Each disc contains an interview, and these interviews make it worth owning this particular release. They were recorded backstage before the concert. In the first interview, Leonard Cohen talks about being on the tour bus, having just arrived from Chicago. When asked if he wants people to take him seriously, even though he has a sense of humor, Leonard answers: “I don’t have any strategy in this matter. My friends know I’m good for a laugh or two.” He talks about his success in Europe, and about the differences between country and pop music, and about his interest in the work of Federico Garcia Lorca.
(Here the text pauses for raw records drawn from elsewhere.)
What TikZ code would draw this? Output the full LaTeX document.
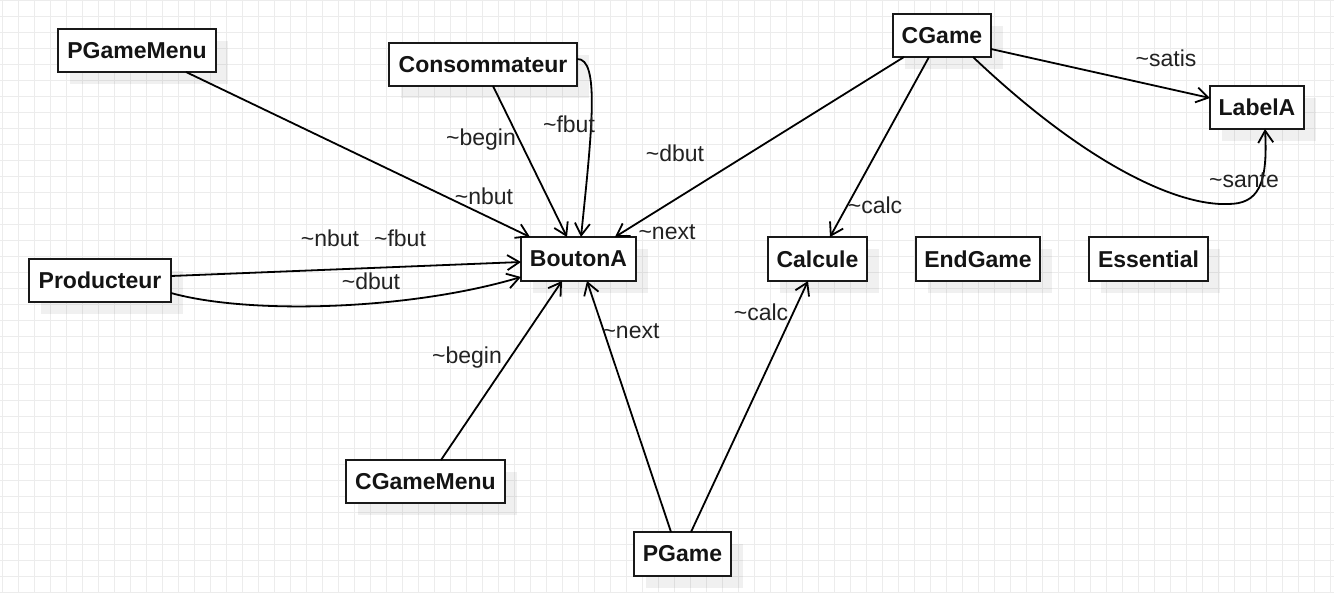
\documentclass[tikz,border=0pt]{standalone}
\usepackage{fontspec}
\setmainfont{Liberation Sans}
\usetikzlibrary{arrows.meta,calc,shadows}
\definecolor{gridc}{RGB}{236,236,236}
\definecolor{txt}{RGB}{34,34,34}
\begin{document}
\begin{tikzpicture}[x=1pt,y=-1pt,
  box/.style={draw=black!90,line width=2pt,fill=white,inner sep=0pt,outer sep=0pt,
    text=black!92,font=\fontsize{23}{27}\selectfont\bfseries,
    general shadow={fill=black,fill opacity=0.06,shadow xshift=12pt,shadow yshift=-12pt}},
  edge/.style={line width=1.8pt,-{Straight Barb[length=12pt,width=15pt]}},
  lbl/.style={font=\fontsize{23}{27}\selectfont,text=txt,inner sep=0pt}]
\useasboundingbox (0,0) rectangle (1334,592);
\fill[white] (0,0) rectangle (1334,592);
\foreach \i in {0,...,83} \draw[gridc,line width=1pt] ({2.7+16*\i},0) -- ({2.7+16*\i},592);
\foreach \j in {0,...,37} \draw[gridc,line width=1pt] (0,{16*\j}) -- (1334,{16*\j});

% boxes
\node[box,minimum width=158pt,minimum height=43pt] (pgm) at (137,50.5) {PGameMenu};
\node[box,minimum width=188pt,minimum height=43pt] (con) at (483,64.5) {Consommateur};
\node[box,minimum width=98pt,minimum height=43pt] (cg) at (942,35.5) {CGame};
\node[box,minimum width=94pt,minimum height=43pt] (lab) at (1257,107.5) {LabelA};
\node[box,minimum width=142pt,minimum height=43pt] (pro) at (100,280.5) {Producteur};
\node[box,minimum width=115pt,minimum height=44pt] (bta) at (578.5,259) {BoutonA};
\node[box,minimum width=99pt,minimum height=44pt] (cal) at (817.5,259) {Calcule};
\node[box,minimum width=124pt,minimum height=44pt] (endg) at (978,259) {EndGame};
\node[box,minimum width=119pt,minimum height=44pt] (ess) at (1148.5,259) {Essential};
\node[box,minimum width=159pt,minimum height=43pt] (cgm) at (425.5,481.5) {CGameMenu};
\node[box,minimum width=97pt,minimum height=44pt] (pg) at (682.5,554) {PGame};

% connectors
\draw[edge] ($(pgm.south west)+(128,0)$) -- ($(bta.north west)+(9,0)$);
\draw[edge] ($(con.south west)+(104,0)$) -- ($(bta.north west)+(46,0)$);
\draw[edge] ($(con.north east)+(0,16)$) .. controls +(23,-1) and +(11,-107) .. ($(bta.north west)+(60,0)$);
\draw[edge] ($(cg.south west)+(11,0)$) -- ($(bta.north west)+(94,0)$);
\draw[edge] ($(cg.south west)+(36,0)$) -- ($(cal.north west)+(62,0)$);
\draw[edge] ($(cg.north east)+(0,35)$) -- ($(lab.north west)+(0,12)$);
\coordinate (santelow) at (1228,204);
\draw[edge] ($(cg.south west)+(80,0)$) .. controls +(117,111) and +(-48,2) .. (santelow)
  .. controls +(30,0) and +(3,56) .. ($(lab.south west)+(55,0)$);
\draw[edge] ($(pro.north east)+(0,17)$) -- ($(bta.north west)+(0,25)$);
\draw[edge] ($(pro.north east)+(0,34)$) .. controls +(79,22) and +(-111,33) .. ($(bta.north west)+(0,40)$);
\draw[edge] ($(cgm.north west)+(95,0)$) -- ($(bta.south west)+(41,0)$);
\draw[edge] ($(pg.north west)+(37,0)$) -- ($(bta.south west)+(66,0)$);
\draw[edge] ($(pg.north west)+(57,0)$) -- ($(cal.south west)+(40,0)$);

% labels
\node[lbl] (l1) at (484,196) {\textasciitilde nbut};
\node[lbl] (l2) at (481,140) {\textasciitilde begin};
\node[lbl] (l3) at (569,124) {\textasciitilde fbut};
\node[lbl] (l4) at (675,153) {\textasciitilde dbut};
\node[lbl] (l5) at (667,232) {\textasciitilde next};
\node[lbl] (l6) at (875,205) {\textasciitilde calc};
\node[lbl] (l7) at (1166,58) {\textasciitilde satis};
\node[lbl] (l8) at (1244,180) {\textasciitilde sante};
\node[lbl] (l9) at (330,238) {\textasciitilde nbut};
\node[lbl] (l10) at (400,238) {\textasciitilde fbut};
\node[lbl] (l11) at (371,281) {\textasciitilde dbut};
\node[lbl] (l12) at (467,358) {\textasciitilde begin};
\node[lbl] (l13) at (631,331) {\textasciitilde next};
\node[lbl] (l14) at (761,312) {\textasciitilde calc};
\end{tikzpicture}
\end{document}
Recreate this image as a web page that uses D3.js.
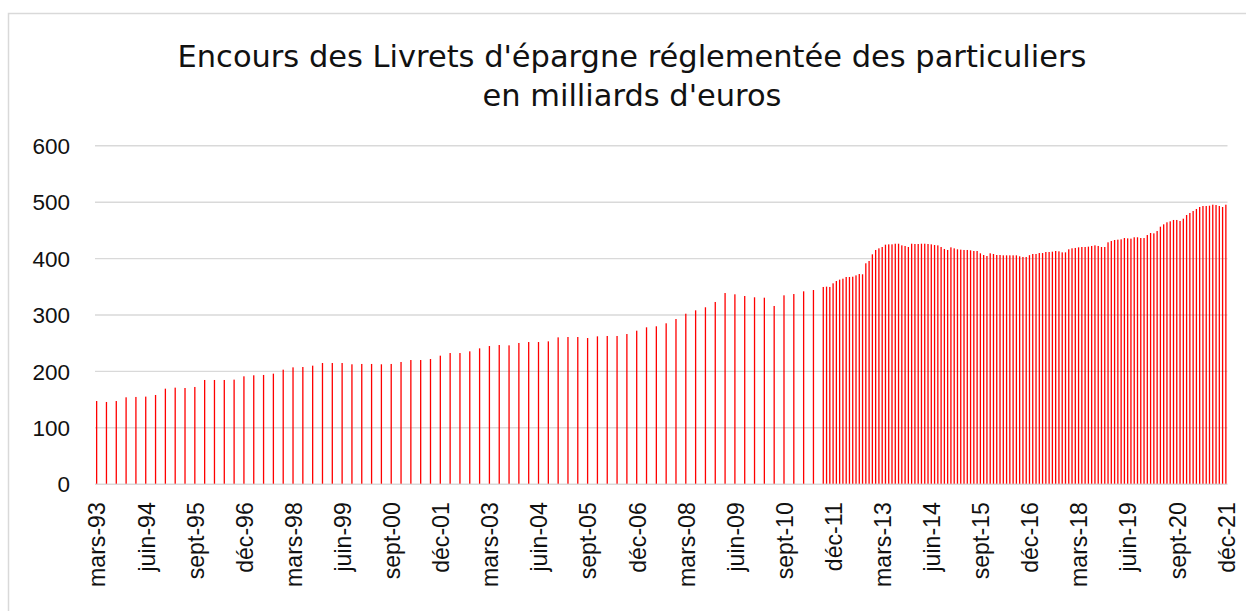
<!DOCTYPE html>
<html lang="fr">
<head>
<meta charset="utf-8">
<script src="https://cdn.jsdelivr.net/npm/d3@7"></script>
<style>
  body { margin: 0; background: #fff; }
  svg { display: block; font-family: "DejaVu Sans", sans-serif; }
</style>
</head>
<body>
<svg id="chart" width="1246" height="611"></svg>
<script>
// encours trimestriels, de mars-93 a juin-11 (milliards d'euros)
var debutTrim = new Date(1993, 2, 1);
var encoursTrim = [
  146.6, 144.9, 146.6, 153.2, 153.8, 154.4, 157.3, 168.5, 170.3, 169.7,
  171.5, 183.9, 183.9, 183.9, 184.5, 190.4, 192.2, 192.8, 195.1, 202.2,
  206.3, 206.9, 209.3, 214.0, 214.0, 214.0, 211.7, 212.3, 212.3, 211.7,
  212.3, 215.8, 219.3, 219.3, 221.1, 227.0, 231.7, 231.7, 234.7, 240.0,
  244.1, 245.9, 245.3, 249.5, 251.2, 251.2, 252.4, 259.5, 260.1, 260.1,
  258.3, 261.3, 261.9, 261.9, 265.4, 271.3, 277.3, 279.1, 284.4, 292.0,
  301.4, 307.4, 312.8, 322.2, 338.1, 335.8, 332.8, 330.5, 329.8, 315.1,
  334.0, 336.3, 341.1, 343.4
];
// encours mensuels, de sept-11 a déc-21
var debutMens = new Date(2011, 8, 1);
var encoursMens = [
  348.8, 349.4, 348.8, 355.3, 359.4, 361.8, 363.5, 366.5, 366.5, 367.0,
  369.4, 371.8, 371.3, 390.8, 394.9, 406.7, 414.4, 417.3, 419.7, 423.8,
  424.4, 424.4, 425.5, 425.5, 422.6, 421.5, 419.7, 425.5, 425.0, 425.0,
  425.5, 425.5, 425.0, 424.4, 423.2, 422.6, 419.7, 416.2, 414.4, 419.1,
  417.3, 415.6, 415.0, 414.4, 414.4, 413.8, 412.6, 412.6, 408.5, 405.5,
  403.7, 408.5, 407.3, 405.5, 405.5, 404.9, 404.9, 404.9, 404.9, 404.9,
  403.2, 402.0, 402.0, 405.2, 407.3, 407.3, 409.0, 409.0, 410.8, 410.8,
  411.4, 412.6, 412.0, 410.2, 410.2, 415.6, 417.3, 418.0, 419.1, 419.7,
  419.7, 420.3, 421.5, 422.6, 421.5, 419.7, 419.7, 428.0, 430.3, 432.1,
  432.7, 433.3, 435.6, 435.0, 434.5, 436.9, 436.9, 435.6, 435.6, 440.9,
  444.5, 443.9, 448.0, 455.7, 459.9, 463.5, 465.2, 467.6, 467.6, 465.8,
  469.9, 476.4, 480.0, 483.5, 487.1, 490.6, 492.4, 492.4, 492.9, 494.7,
  494.1, 492.4, 490.6, 494.7
];
// etiquettes de l'axe des dates (un pas de 15 mois)
var etiquettesX = ["mars-93", "juin-94", "sept-95", "déc-96", "mars-98", "juin-99",
  "sept-00", "déc-01", "mars-03", "juin-04", "sept-05", "déc-06", "mars-08", "juin-09",
  "sept-10", "déc-11", "mars-13", "juin-14", "sept-15", "déc-16", "mars-18", "juin-19",
  "sept-20", "déc-21"];
var graduationsY = [0, 100, 200, 300, 400, 500, 600];
var titre = ["Encours des Livrets d'épargne réglementée des particuliers", "en milliards d'euros"];

var svg = d3.select('#chart');
var plotLeft = 95, plotRight = 1227.5, plotTop = 145.3, plotBottom = 483.7;

// taille de police qui donne a un texte la largeur voulue
var fitSize = function(txt, target, base){
  var t = svg.append('text').style('font-size', base + 'px').text(txt);
  var w = t.node().getComputedTextLength();
  t.remove();
  return base * target / w;
};
var sizeTitre = fitSize(titre[0], 909, 30);
var sizeX = fitSize("mars-93", 96, 23);
var sizeY = fitSize("600", 43, 23);

// cadre du graphique
svg.append('rect')
  .attr('x', 8.5).attr('y', 13.5)
  .attr('width', 1400).attr('height', 800)
  .style('fill', '#fff')
  .style('stroke', '#d9d9d9')
  .style('stroke-width', 1.5);

// points : nombre de mois depuis mars-93
var points = [];
encoursTrim.forEach(function(v, i){
  points.push({ mois: d3.timeMonth.count(debutTrim, d3.timeMonth.offset(debutTrim, 3 * i)), valeur: v });
});
encoursMens.forEach(function(v, i){
  points.push({ mois: d3.timeMonth.count(debutTrim, d3.timeMonth.offset(debutMens, i)), valeur: v });
});
var dernierMois = d3.max(points, function(d){ return d.mois; });

var x = d3.scaleLinear().domain([-0.5, dernierMois + 0.5]).range([plotLeft, plotRight]);
var y = d3.scaleLinear().domain([0, 600]).range([plotBottom, plotTop]);

// axe vertical + quadrillage
var yAxis = svg.append('g')
  .attr('transform', 'translate(' + plotLeft + ',0)')
  .call(d3.axisLeft(y).tickValues(graduationsY).tickSize(-(plotRight - plotLeft)).tickPadding(25));
yAxis.select('.domain').remove();
yAxis.selectAll('line').style('stroke', '#d9d9d9').style('stroke-width', 1.4);
yAxis.selectAll('text')
  .style('font-size', sizeY + 'px')
  .style('fill', '#111')
  .attr('dy', '0.36em');

// barres
svg.append('g').selectAll('rect')
  .data(points)
  .enter().append('rect')
  .attr('x', function(d){ return x(d.mois) - 0.65; })
  .attr('width', 1.3)
  .attr('y', function(d){ return y(d.valeur); })
  .attr('height', function(d){ return y(0) - y(d.valeur); })
  .style('fill', '#ff0000');

// axe des dates
var ticksX = etiquettesX.map(function(d, i){ return 15 * i; });
var xAxis = svg.append('g')
  .attr('transform', 'translate(0,' + plotBottom + ')')
  .call(d3.axisBottom(x).tickValues(ticksX).tickSize(0)
    .tickFormat(function(d, i){ return etiquettesX[i]; }));
xAxis.select('.domain').remove();
xAxis.selectAll('text')
  .attr('y', 0)
  .attr('x', -18.5)
  .attr('dy', '0.36em')
  .attr('transform', 'rotate(-90)')
  .style('text-anchor', 'end')
  .style('font-size', sizeX + 'px')
  .style('fill', '#111');

// titre
svg.append('text')
  .attr('x', 632)
  .attr('y', 67)
  .attr('text-anchor', 'middle')
  .style('font-size', sizeTitre + 'px')
  .style('fill', '#111')
  .selectAll('tspan')
  .data(titre)
  .enter().append('tspan')
  .attr('x', 632)
  .attr('dy', function(d, i){ return i == 0 ? 0 : 39; })
  .text(function(d){ return d; });
</script>
</body>
</html>
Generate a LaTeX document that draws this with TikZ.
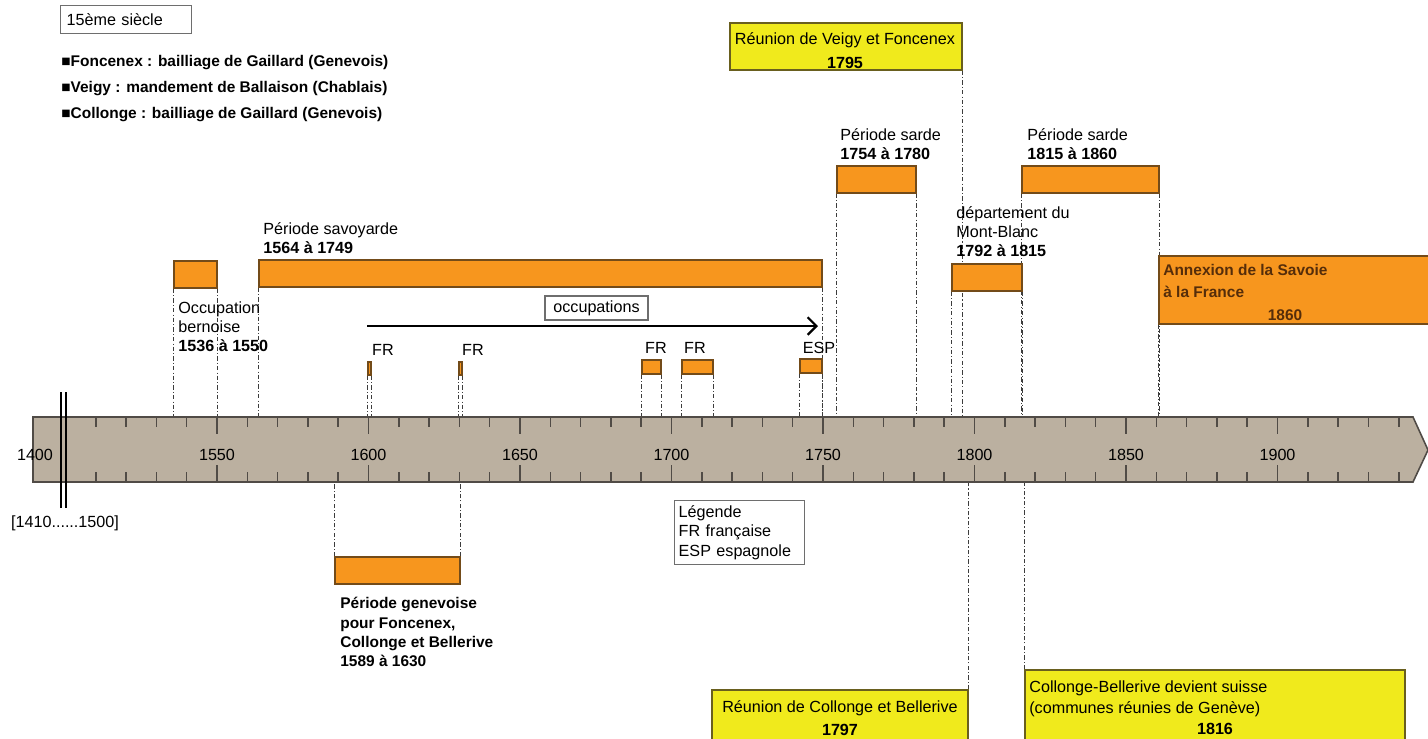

The first interview is approximately eight and a half minutes, and is positioned between “Take This Waltz” and “Tower Of Song.” The second interview comes after “First We Take Manhattan,” and is approximately six and a half minutes. It begins with a question about the meaning of “First We Take Manhattan.” “I think it means exactly what it says. It is a terrorist song. I think it’s a response to terrorism.” He also talks about going to a monastery, and about ceremony, and about sex. He says that after the tour, he’ll get back to work writing.

CD Track List

Disc 1
  1. Ain’t No Cure For Love
  2. Bird On The Wire
  3. I’m Your Man
  4. Heart With No Companion
  5. Take This Waltz
  6. Interview #1
  7. Tower Of Song 
Disc 2
  1. Joan Of Arc
  2. Jazz Police
  3. First We Take Manhattan
  4. Interview #2
  5. Coming Back To You
  6. Suzanne
  7. I Tried To Leave You
  8. Wither Thou Goest
Live On Air was released on June 9, 2017.